The premise of this book reminded me a bit of Riley Sager’s ‘Survive The Night,’ and I wanted to compare the two since I felt like Sager’s book had some gaping holes in it. ‘Five Total Strangers’ uses a much more plausible plot: stranded in an airport halfway home in a snowstorm on Christmas Eve, eighteen-year-old Mira catches a ride to Pittsburgh with her seatmate and three other college students, all seemingly friends. The drive from Newark to Pittsburgh turns into a hellish journey, with road closures, disappearing possessions, dying cell phone batteries, and increasingly suspicious fellow travelers. While in Sager’s book suspicions seem justified, in this book Mira’s paranoia doesn’t make much sense until things start to go missing (a plot development that is really never explained). Still, the intensifying blizzard makes for a claustrophobia that enhances the story and the novel keeps you turning pages to find out how—or if—these five will *ever* get home.
Anyone who cares about climate change and local politics, water, farming, and the state of the planet should read this book.

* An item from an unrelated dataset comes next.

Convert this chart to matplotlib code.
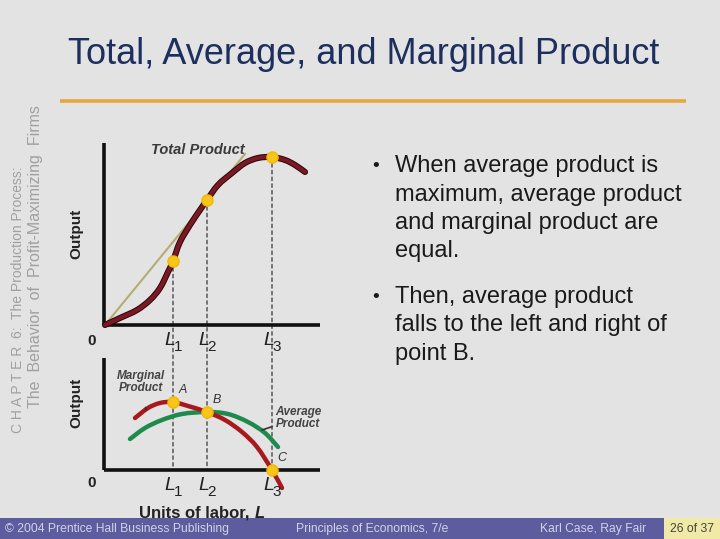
import matplotlib

matplotlib.use("Agg")
import matplotlib.pyplot as plt  # noqa: E402
import matplotlib.patheffects as pe  # noqa: E402
from matplotlib.patches import ConnectionPatch, PathPatch, Rectangle  # noqa: E402
from matplotlib.path import Path  # noqa: E402

plt.rcParams["font.family"] = ["Liberation Sans", "DejaVu Sans"]

# values (labor units, output units)
labor_tp = [0, 1.5, 3.2, 4.5, 5.5, 6.3, 6.8, 7.5, 8.5, 9.5, 10.2, 11.3, 12.7,
            14.0, 15.3, 16.7, 18.0, 19.0, 20.0]
total_product = [0, 0.7, 1.5, 2.5, 3.7, 5.3, 6.4, 8.3, 10.0, 11.5, 12.5, 14.0,
                 15.2, 16.2, 16.7, 16.8, 16.5, 16.0, 15.3]
tangent_x = [0, 14.0]
tangent_y = [0, 17.1]

labor_mp = [3.0, 4.3, 5.5, 6.8, 8.3, 10.2, 12.0, 13.7, 15.2, 16.7, 17.7]
marginal_product = [5.2, 6.2, 6.7, 6.8, 6.4, 5.8, 5.0, 3.8, 2.3, 0.0, -1.8]
labor_ap = [2.5, 4.0, 5.7, 7.7, 10.2, 12.3, 14.3, 16.0, 17.3]
average_product = [3.1, 4.2, 5.0, 5.6, 5.8, 5.6, 4.8, 3.7, 2.3]

l_points = [6.8, 10.2, 16.7]
l_subs = ["1", "2", "3"]
tp_at_l = [6.4, 12.5, 16.8]
abc_labels = ["A", "B", "C"]
abc_y = [6.8, 5.8, 0.0]

bullets = [
    ["When average product is", "maximum, average product",
     "and marginal product are", "equal."],
    ["Then, average product", "falls to the left and right of", "point B."],
]


def smooth_curve(ax, xs, ys, color, lw, edge=None, zorder=3):
    """Draw a curve through the read points as Catmull-Rom Bezier segments."""
    pts = list(zip(xs, ys))
    verts = [pts[0]]
    codes = [Path.MOVETO]
    for i in range(len(pts) - 1):
        p0 = pts[max(i - 1, 0)]
        p1, p2 = pts[i], pts[i + 1]
        p3 = pts[min(i + 2, len(pts) - 1)]
        c1 = (p1[0] + (p2[0] - p0[0]) / 6, p1[1] + (p2[1] - p0[1]) / 6)
        c2 = (p2[0] - (p3[0] - p1[0]) / 6, p2[1] - (p3[1] - p1[1]) / 6)
        verts += [c1, c2, p2]
        codes += [Path.CURVE4] * 3
    patch = PathPatch(Path(verts, codes), fill=False, edgecolor=color, lw=lw,
                      capstyle="round", joinstyle="round", zorder=zorder,
                      clip_on=False)
    if edge:
        patch.set_path_effects([pe.Stroke(linewidth=lw + 1.4, foreground=edge),
                                pe.Normal()])
    ax.add_patch(patch)


W, H = 720, 539
fig = plt.figure(figsize=(W / 100, H / 100), dpi=100, facecolor="#e3e3e3")

# slide furniture in pixel coordinates
bg = fig.add_axes([0, 0, 1, 1], zorder=-2)
bg.set_xlim(0, W)
bg.set_ylim(H, 0)
bg.axis("off")
bg.text(68, 64, "Total, Average, and Marginal Product", fontsize=26,
        color="#1d2f5e", va="baseline")
bg.plot([60, 686], [101, 101], color="#e9a640", lw=2.6, solid_capstyle="butt")
bg.text(18, 433, "C H A P T E R  6:  The Production Process:", rotation=90,
        fontsize=10, color="#a0a0a0", ha="center", va="bottom")
bg.text(36, 408, "The  Behavior  of  Profit-Maximizing  Firms", rotation=90,
        fontsize=11.5, color="#a0a0a0", ha="center", va="bottom")

for block, y0 in zip(bullets, [172, 303]):
    bg.text(372, y0 - 1, "\u2022", fontsize=14, color="#1a1a1a", va="baseline")
    for i, line in enumerate(block):
        bg.text(395, y0 + i * 28.5, line, fontsize=17, color="#1a1a1a",
                va="baseline")

bg.add_patch(Rectangle((0, 518), W, 21, color="#5c5c9e", lw=0))
bg.add_patch(Rectangle((664, 518), 56, 21, color="#f1eaa6", lw=0))
foot = dict(fontsize=8.7, color="#d2d2e8", va="center")
bg.text(5, 529, "\u00a9 2004 Prentice Hall Business Publishing", **foot)
bg.text(296, 529, "Principles of Economics, 7/e", **foot)
bg.text(540, 529, "Karl Case, Ray Fair", **foot)
bg.text(692, 529, "26 of 37", fontsize=8.7, color="#444444", va="center",
        ha="center")

# chart axes
x0, x1 = 104, 320
ax1 = fig.add_axes([x0 / W, (H - 325) / H, (x1 - x0) / W, (325 - 143) / H])
ax2 = fig.add_axes([x0 / W, (H - 470) / H, (x1 - x0) / W, (470 - 358) / H])
for ax, top in ((ax1, 18.2), (ax2, 11.2)):
    ax.set_xlim(-0.1, 21.5)
    ax.set_ylim(0, top)
    ax.set_facecolor("none")
    ax.set_xticks([])
    ax.set_yticks([])
    for s in ("top", "right"):
        ax.spines[s].set_visible(False)
    for s in ("left", "bottom"):
        ax.spines[s].set_linewidth(2.6)
        ax.spines[s].set_color("#111111")
        ax.spines[s].set_capstyle("butt")

# top: total product
ax1.plot(tangent_x, tangent_y, color="#b3ad72", lw=1.5, zorder=2)
smooth_curve(ax1, labor_tp, total_product, "#7a1824", 3.0, edge="#2a0508")
ax1.plot(l_points, tp_at_l, "o", color="#f6c61a", ms=8, mec="#f2b800", zorder=4)
ax1.text(9.3, 17.5, "Total Product", fontsize=10.5, fontweight="bold",
         style="italic", color="#3a3a3a", ha="center", va="center")

# bottom: marginal and average product
smooth_curve(ax2, labor_ap, average_product, "#1e8a4c", 3.2, zorder=2)
smooth_curve(ax2, labor_mp, marginal_product, "#a8191d", 3.2, zorder=3)
ax2.plot(l_points, abc_y, "o", color="#f6c61a", ms=8, mec="#f2b800", zorder=4,
         clip_on=False)
for lx, ly, lab in zip(l_points, abc_y, abc_labels):
    ax2.text(lx + 0.55, ly + 0.6, lab, fontsize=9, style="italic",
             color="#333333", ha="left", va="bottom")
ax2.annotate("Marginal\nProduct", xy=(4.1, 6.0), xytext=(3.6, 8.8),
             fontsize=8.5, fontweight="bold", style="italic", color="#444444",
             ha="center", va="center", linespacing=0.95,
             arrowprops=dict(arrowstyle="-", color="#333333", lw=1.2,
                             shrinkA=8, shrinkB=0))
ax2.annotate("Average\nProduct", xy=(15.7, 4.0), xytext=(19.3, 5.2),
             fontsize=8.5, fontweight="bold", style="italic", color="#444444",
             ha="center", va="center", linespacing=0.95,
             arrowprops=dict(arrowstyle="-", color="#333333", lw=1.2,
                             shrinkA=12, shrinkB=0))

# dashed guides from the total product points down to the labor axis
for lx, ly in zip(l_points, tp_at_l):
    con = ConnectionPatch(xyA=(lx, ly), coordsA=ax1.transData,
                          xyB=(lx, 0), coordsB=ax2.transData,
                          color="#555555", lw=1.1, linestyle=(0, (2.2, 2.2)),
                          zorder=-1)
    fig.add_artist(con)

# axis labels
for ax, yc in ((ax1, 0.5), (ax2, 0.6)):
    ax.text(-0.13, yc, "Output", rotation=90, fontsize=11, fontweight="bold",
            color="#222222", ha="center", va="center", transform=ax.transAxes)
    ax.text(-0.055, -0.05, "0", fontsize=11, fontweight="bold",
            color="#222222", ha="center", va="top", transform=ax.transAxes)
for ax in (ax1, ax2):
    for lx, sub in zip(l_points, l_subs):
        ax.annotate("L", xy=(lx, 0), xycoords=ax.get_xaxis_transform(),
                    xytext=(1.5, -5), textcoords="offset points", fontsize=14,
                    style="italic", color="#222222", ha="right", va="top")
        ax.annotate(sub, xy=(lx, 0), xycoords=ax.get_xaxis_transform(),
                    xytext=(0.5, -11), textcoords="offset points", fontsize=11,
                    color="#222222", ha="left", va="top")
units = ax2.text(0.43, -0.32, "Units of labor, ", fontsize=12,
                 fontweight="bold", color="#222222", ha="center", va="top",
                 transform=ax2.transAxes)
ax2.annotate("L", xy=(1, 0), xycoords=units, fontsize=12, fontweight="bold",
             style="italic", color="#222222", ha="left", va="bottom")

fig.savefig("out.png", dpi=100, facecolor=fig.get_facecolor())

I picked this up after driving across Kansas twice this summer; I was hoping to learn more about a way of life this is pretty foreign to me, but one that I had glimpsed from the highway driving 70 miles an hour: feedlots, rolling grass hills, pronghorn, irrigation. Bessire’s beautiful and personal story of a farming generation confronting (and avoiding) the depletion of the Oglala aquifer describes a whole world of people like you and me faced with the end of a way of life. In applying his anthropologist’s training to the place he grew up, he clarifies the issues, suggests some solutions, and concludes that we are all complicit in the depredations that began with Native American and bison genocide and may end with desertification of the Plains. But being complicit also means we can be part of the solution. His descriptions of southwest Kansas reveal a beauty that might not be obvious to most of us, but it is one that compels deep love for the place. I wish this book had never ended and I hope it wins awards.